**GIVEN TASK**
Repeat the material in full. Keep every line exactly as it is.

Plotting code records

▼▼▼

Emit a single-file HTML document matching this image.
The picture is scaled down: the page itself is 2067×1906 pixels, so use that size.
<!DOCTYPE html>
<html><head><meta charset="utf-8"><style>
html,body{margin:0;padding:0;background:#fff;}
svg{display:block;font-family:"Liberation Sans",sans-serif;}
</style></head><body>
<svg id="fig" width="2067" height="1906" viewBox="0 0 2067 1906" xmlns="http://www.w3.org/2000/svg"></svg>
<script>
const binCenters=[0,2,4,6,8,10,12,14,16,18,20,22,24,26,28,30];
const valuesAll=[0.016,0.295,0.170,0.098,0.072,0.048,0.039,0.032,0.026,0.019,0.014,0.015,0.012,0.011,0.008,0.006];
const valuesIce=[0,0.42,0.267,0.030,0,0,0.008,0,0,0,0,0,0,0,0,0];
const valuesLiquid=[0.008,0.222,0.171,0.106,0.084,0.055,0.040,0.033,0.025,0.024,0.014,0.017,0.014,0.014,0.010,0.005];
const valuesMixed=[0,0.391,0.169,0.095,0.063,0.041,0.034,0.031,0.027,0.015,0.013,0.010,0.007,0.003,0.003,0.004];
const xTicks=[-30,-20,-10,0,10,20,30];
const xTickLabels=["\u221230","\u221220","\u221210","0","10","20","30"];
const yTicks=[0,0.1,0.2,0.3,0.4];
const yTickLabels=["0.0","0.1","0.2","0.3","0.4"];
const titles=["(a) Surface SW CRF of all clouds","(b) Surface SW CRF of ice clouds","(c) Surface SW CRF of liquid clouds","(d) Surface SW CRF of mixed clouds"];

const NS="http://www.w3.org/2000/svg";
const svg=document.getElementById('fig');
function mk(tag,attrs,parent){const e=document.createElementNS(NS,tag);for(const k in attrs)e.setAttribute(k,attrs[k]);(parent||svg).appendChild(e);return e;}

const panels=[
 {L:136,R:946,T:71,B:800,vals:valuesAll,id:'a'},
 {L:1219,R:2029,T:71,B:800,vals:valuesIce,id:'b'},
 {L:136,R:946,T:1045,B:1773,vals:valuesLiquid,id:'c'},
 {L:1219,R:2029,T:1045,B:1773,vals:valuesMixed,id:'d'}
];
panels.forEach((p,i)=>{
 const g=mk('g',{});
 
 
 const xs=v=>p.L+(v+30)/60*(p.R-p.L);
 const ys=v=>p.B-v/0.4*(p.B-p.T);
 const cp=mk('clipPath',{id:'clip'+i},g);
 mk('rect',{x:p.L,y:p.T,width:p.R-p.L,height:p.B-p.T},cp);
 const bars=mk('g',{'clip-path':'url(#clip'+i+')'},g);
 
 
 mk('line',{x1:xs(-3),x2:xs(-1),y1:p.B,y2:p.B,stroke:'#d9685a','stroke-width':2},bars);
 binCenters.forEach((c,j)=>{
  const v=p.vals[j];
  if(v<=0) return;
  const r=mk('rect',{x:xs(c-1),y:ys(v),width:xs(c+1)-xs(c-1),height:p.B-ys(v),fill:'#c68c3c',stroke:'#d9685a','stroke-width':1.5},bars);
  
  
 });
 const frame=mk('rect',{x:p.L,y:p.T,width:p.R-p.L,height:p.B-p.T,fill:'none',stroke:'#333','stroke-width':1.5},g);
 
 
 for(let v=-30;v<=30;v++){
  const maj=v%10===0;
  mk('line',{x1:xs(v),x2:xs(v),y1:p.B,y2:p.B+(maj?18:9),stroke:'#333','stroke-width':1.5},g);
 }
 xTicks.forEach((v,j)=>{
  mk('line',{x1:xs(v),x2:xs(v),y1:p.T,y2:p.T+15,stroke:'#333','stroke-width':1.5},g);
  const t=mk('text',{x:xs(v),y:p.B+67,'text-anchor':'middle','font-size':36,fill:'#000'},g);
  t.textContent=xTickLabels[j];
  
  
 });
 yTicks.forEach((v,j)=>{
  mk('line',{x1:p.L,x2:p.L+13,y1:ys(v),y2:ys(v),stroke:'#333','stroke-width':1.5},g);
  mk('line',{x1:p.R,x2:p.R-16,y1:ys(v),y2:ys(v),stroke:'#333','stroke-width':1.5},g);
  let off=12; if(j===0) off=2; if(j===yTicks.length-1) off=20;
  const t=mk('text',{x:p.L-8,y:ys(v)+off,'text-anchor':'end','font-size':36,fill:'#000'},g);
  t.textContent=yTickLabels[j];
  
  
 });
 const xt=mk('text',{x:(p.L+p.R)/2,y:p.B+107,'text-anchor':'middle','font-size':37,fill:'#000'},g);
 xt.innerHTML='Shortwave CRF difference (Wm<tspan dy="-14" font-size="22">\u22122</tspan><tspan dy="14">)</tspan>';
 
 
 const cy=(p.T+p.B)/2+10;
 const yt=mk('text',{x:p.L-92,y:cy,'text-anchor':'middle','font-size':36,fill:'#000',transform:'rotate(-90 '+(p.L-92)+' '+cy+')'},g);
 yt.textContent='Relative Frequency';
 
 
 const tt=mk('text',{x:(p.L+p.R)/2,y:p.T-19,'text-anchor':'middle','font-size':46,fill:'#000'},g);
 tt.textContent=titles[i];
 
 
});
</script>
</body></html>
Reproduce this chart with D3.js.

▲▲▲

**ANSWER**
Emit a single-file HTML document matching this image.
The picture is scaled down: the page itself is 2067×1906 pixels, so use that size.
<!DOCTYPE html>
<html><head><meta charset="utf-8"><style>
html,body{margin:0;padding:0;background:#fff;}
svg{display:block;font-family:"Liberation Sans",sans-serif;}
</style></head><body>
<svg id="fig" width="2067" height="1906" viewBox="0 0 2067 1906" xmlns="http://www.w3.org/2000/svg"></svg>
<script>
const binCenters=[0,2,4,6,8,10,12,14,16,18,20,22,24,26,28,30];
const valuesAll=[0.016,0.295,0.170,0.098,0.072,0.048,0.039,0.032,0.026,0.019,0.014,0.015,0.012,0.011,0.008,0.006];
const valuesIce=[0,0.42,0.267,0.030,0,0,0.008,0,0,0,0,0,0,0,0,0];
const valuesLiquid=[0.008,0.222,0.171,0.106,0.084,0.055,0.040,0.033,0.025,0.024,0.014,0.017,0.014,0.014,0.010,0.005];
const valuesMixed=[0,0.391,0.169,0.095,0.063,0.041,0.034,0.031,0.027,0.015,0.013,0.010,0.007,0.003,0.003,0.004];
const xTicks=[-30,-20,-10,0,10,20,30];
const xTickLabels=["\u221230","\u221220","\u221210","0","10","20","30"];
const yTicks=[0,0.1,0.2,0.3,0.4];
const yTickLabels=["0.0","0.1","0.2","0.3","0.4"];
const titles=["(a) Surface SW CRF of all clouds","(b) Surface SW CRF of ice clouds","(c) Surface SW CRF of liquid clouds","(d) Surface SW CRF of mixed clouds"];

const NS="http://www.w3.org/2000/svg";
const svg=document.getElementById('fig');
function mk(tag,attrs,parent){const e=document.createElementNS(NS,tag);for(const k in attrs)e.setAttribute(k,attrs[k]);(parent||svg).appendChild(e);return e;}

const panels=[
 {L:136,R:946,T:71,B:800,vals:valuesAll,id:'a'},
 {L:1219,R:2029,T:71,B:800,vals:valuesIce,id:'b'},
 {L:136,R:946,T:1045,B:1773,vals:valuesLiquid,id:'c'},
 {L:1219,R:2029,T:1045,B:1773,vals:valuesMixed,id:'d'}
];
panels.forEach((p,i)=>{
 const g=mk('g',{});
 
 
 const xs=v=>p.L+(v+30)/60*(p.R-p.L);
 const ys=v=>p.B-v/0.4*(p.B-p.T);
 const cp=mk('clipPath',{id:'clip'+i},g);
 mk('rect',{x:p.L,y:p.T,width:p.R-p.L,height:p.B-p.T},cp);
 const bars=mk('g',{'clip-path':'url(#clip'+i+')'},g);
 
 
 mk('line',{x1:xs(-3),x2:xs(-1),y1:p.B,y2:p.B,stroke:'#d9685a','stroke-width':2},bars);
 binCenters.forEach((c,j)=>{
  const v=p.vals[j];
  if(v<=0) return;
  const r=mk('rect',{x:xs(c-1),y:ys(v),width:xs(c+1)-xs(c-1),height:p.B-ys(v),fill:'#c68c3c',stroke:'#d9685a','stroke-width':1.5},bars);
  
  
 });
 const frame=mk('rect',{x:p.L,y:p.T,width:p.R-p.L,height:p.B-p.T,fill:'none',stroke:'#333','stroke-width':1.5},g);
 
 
 for(let v=-30;v<=30;v++){
  const maj=v%10===0;
  mk('line',{x1:xs(v),x2:xs(v),y1:p.B,y2:p.B+(maj?18:9),stroke:'#333','stroke-width':1.5},g);
 }
 xTicks.forEach((v,j)=>{
  mk('line',{x1:xs(v),x2:xs(v),y1:p.T,y2:p.T+15,stroke:'#333','stroke-width':1.5},g);
  const t=mk('text',{x:xs(v),y:p.B+67,'text-anchor':'middle','font-size':36,fill:'#000'},g);
  t.textContent=xTickLabels[j];
  
  
 });
 yTicks.forEach((v,j)=>{
  mk('line',{x1:p.L,x2:p.L+13,y1:ys(v),y2:ys(v),stroke:'#333','stroke-width':1.5},g);
  mk('line',{x1:p.R,x2:p.R-16,y1:ys(v),y2:ys(v),stroke:'#333','stroke-width':1.5},g);
  let off=12; if(j===0) off=2; if(j===yTicks.length-1) off=20;
  const t=mk('text',{x:p.L-8,y:ys(v)+off,'text-anchor':'end','font-size':36,fill:'#000'},g);
  t.textContent=yTickLabels[j];
  
  
 });
 const xt=mk('text',{x:(p.L+p.R)/2,y:p.B+107,'text-anchor':'middle','font-size':37,fill:'#000'},g);
 xt.innerHTML='Shortwave CRF difference (Wm<tspan dy="-14" font-size="22">\u22122</tspan><tspan dy="14">)</tspan>';
 
 
 const cy=(p.T+p.B)/2+10;
 const yt=mk('text',{x:p.L-92,y:cy,'text-anchor':'middle','font-size':36,fill:'#000',transform:'rotate(-90 '+(p.L-92)+' '+cy+')'},g);
 yt.textContent='Relative Frequency';
 
 
 const tt=mk('text',{x:(p.L+p.R)/2,y:p.T-19,'text-anchor':'middle','font-size':46,fill:'#000'},g);
 tt.textContent=titles[i];
 
 
});
</script>
</body></html>
Reproduce this chart with D3.js.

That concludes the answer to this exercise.